By popular demand :), the following is the complete and exact language of the DOS clause from my “twist” question of a couple of weeks ago. It is from a mortgage given in Dec. 95 utilizing Ohio - Single Family - FNMA/FHLMC Uniform Instrument Form 3036 dated 9/90 and amended 3/94.

  1. Transfer of the Property or a Beneficial Interest in Borrower. If all or any part of the Property or any interest in it is sold or transferred (or if a beneficial interest in Borrower is sold or transferred and Borrower is not a natural person) without Lender’s prior written consent, Lender may, at its option, require immediate payment in full of all sums secured by this Security Instrument. However, this option shall not be exercised by Lender if exercise is prohibited by federal law s of the date of this Security Instrument.

If Lender exercises this option, Lender shall give Borrower notice of acceleration. The notice shall provide a period of not less than 30 days from the date the notice is delivered or mailed within which Borrower must pay all sums secured by this Security Instrument. If Borrower fails to pay these sums prior to the expiration of this period, Lender may invoke any remedies permitted by this Security Instrument without further notice or demand on Borrower.
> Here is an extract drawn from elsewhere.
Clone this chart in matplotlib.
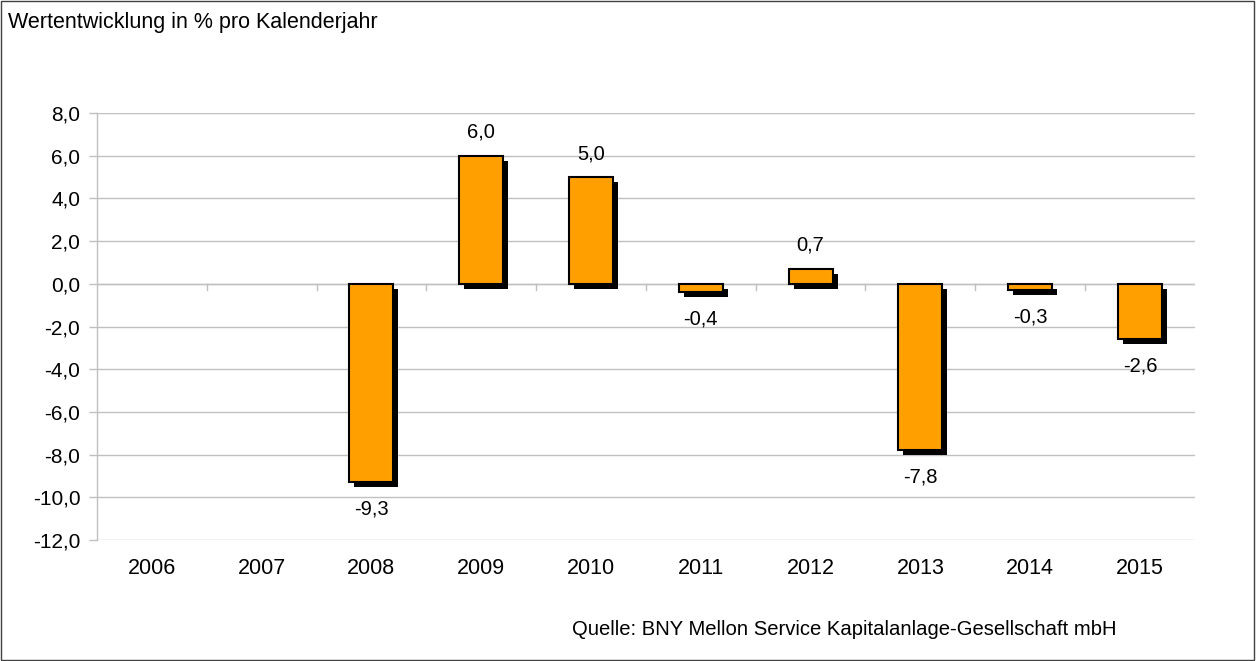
import matplotlib
matplotlib.use('Agg')
import matplotlib.pyplot as plt
import matplotlib.patheffects as pe
import numpy as np

plt.rcParams['font.family'] = ['Liberation Sans', 'DejaVu Sans']

years = ['2006', '2007', '2008', '2009', '2010', '2011', '2012', '2013', '2014', '2015']
values = [None, None, -9.3, 6.0, 5.0, -0.4, 0.7, -7.8, -0.3, -2.6]
yticks = [-12, -10, -8, -6, -4, -2, 0, 2, 4, 6, 8]

grid_col = '#c0c0c0'
bar_col = '#ffa000'

fig = plt.figure(figsize=(12.59, 6.61), dpi=100)
ax = fig.add_axes([0.077, 0.183, 0.872, 0.646])

x = np.arange(len(years))
for xi, v in zip(x, values):
    if v is None:
        continue
    ax.bar(xi, v, width=0.4, color=bar_col, edgecolor='black', linewidth=1.5, zorder=3,
           path_effects=[pe.SimplePatchShadow(offset=(3.6, -3.6), shadow_rgbFace='black', alpha=1.0),
                         pe.Normal()])
    lab = ('%.1f' % v).replace('.', ',')
    if v >= 0:
        ax.annotate(lab, (xi, v), xytext=(0, 10), textcoords='offset points',
                    ha='center', va='bottom', fontsize=14.5)
    else:
        ax.annotate(lab, (xi, v), xytext=(0, -12.5), textcoords='offset points',
                    ha='center', va='top', fontsize=14.5)

ax.set_xlim(-0.5, len(years) - 0.5)
ax.set_ylim(-12, 8)
ax.set_yticks(yticks)
ax.set_yticklabels([('%.1f' % t).replace('.', ',') for t in yticks], fontsize=15)
ax.set_xticks(x)
ax.set_xticklabels(years, fontsize=15.5)
ax.tick_params(axis='x', length=0, pad=13)
ax.tick_params(axis='y', length=6, color=grid_col, width=1, pad=6)

ax.grid(axis='y', color=grid_col, linewidth=1, zorder=0)
ax.set_axisbelow(True)
for s in ['top', 'right', 'bottom']:
    ax.spines[s].set_visible(False)
ax.spines['left'].set_color(grid_col)
ax.spines['left'].set_linewidth(1)

# category tick marks on zero line
for b in np.arange(0.5, len(years) - 0.5, 1.0):
    ax.plot([b, b], [0, -0.28], color=grid_col, linewidth=1, zorder=1)
ax.axhline(0, color=grid_col, linewidth=1, zorder=1)

fig.text(0.0064, 0.966, 'Wertentwicklung in % pro Kalenderjahr', fontsize=15.5, va='center', ha='left')
fig.text(0.887, 0.047, 'Quelle: BNY Mellon Service Kapitalanlage-Gesellschaft mbH',
         fontsize=14.6, va='center', ha='right')

border = plt.Rectangle((0.0008, 0.0015), 0.995, 0.997, transform=fig.transFigure,
                       fill=False, edgecolor='#404040', linewidth=1)
fig.patches.append(border)

fig.savefig('out.png', dpi=100)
Re: Due on Sale Language from Twist Post - Posted by Bill Gatten

Posted by Bill Gatten on November 16, 1998 at 20:43:53:

Ed,

As I mentioned before, this kind of verbiage is almost a cheap “attorney-trick.” Notice that the clause clearly infers that if “the borrower” IS NOT A NATURAL PERSON… then the borrower must get prior approval before transferring, hypothecating, gifting, or placing its mortgaged property into an inter-vivos trust (re. “beneficial interest in borrower”) Well… duh… the borrower IS a natural person if its not a corporation, partnership, association, joint venture, amalgamation or a trust of some kind.

Furthermore within the clause, it is clearly stated that if the referred-to action by the lender is, in fact, prohibited “by applicable law,” then the clause holds no water. Well… the fact is that this is typical FNMA/FHLMC verbiage, and foreclosure for a claim of DOS violation by vesting to a land trust IS INDEED prohibited by applicable law. The Garn-St. Germain Act (the ?FDIRA? or the Federal Depository Institutions Regulations Act of 1982) protects placing a property into a revocable living trust, wherein the grantor retains the Power of Direction.

Thanks for the repost and a chance to again vent my spleen on this issues (as it were).

Bill

Remember that if someone (e.g., you) would want to convey ownership benefits to another, it doesn’t have to be done by transferring title. It can be done (safely, conveniently and completely in keeping with this due-on-sale clause) by simply placing the property into a land trust and conveying [A PORTION OF] the trust’s beneficiary interest to the would-be “buyer” as a co-beneficiary.

Good luck,

Bill

Re: Due on Sale Language from Twist Post - Posted by Rob FL

Posted by Rob FL on November 16, 1998 at 20:33:18:

Clause 17 is the standard Fannie Mae/Freddie Mac languauge used in all conventional loans.

One minor point . . . - Posted by Bronchick

Posted by Bronchick on November 16, 1998 at 21:14:55:

I really don’t care about the D.O.S. and neither do most lenders, but just for the mental masterbation consider this:

The Garn Act states that a transfer to an intervivos trust does not violate the DOS if the transfer does not relate to a transfer in occupancy. Even if the borrower does remain “a” beneficiary, if he transfers the property into trust, moves out, then the buyer moves in, he has technically violated the DOS.

12 U.S.C. Code 1701(j)(8): “a transfer into an inter vivos trust in which the borrower is and remains a beneficiary and which does not relate to a transfer of rights of occupancy in the property”

Furthermore, what if the seller files for bankruptcy? Do you really want him having ANY interest in the property. The chances of the lender finding out and calling the loan are slim. The chances of a defaulting seller coming back to haunt you with his financial problems and his remaining interest in the trust are very good.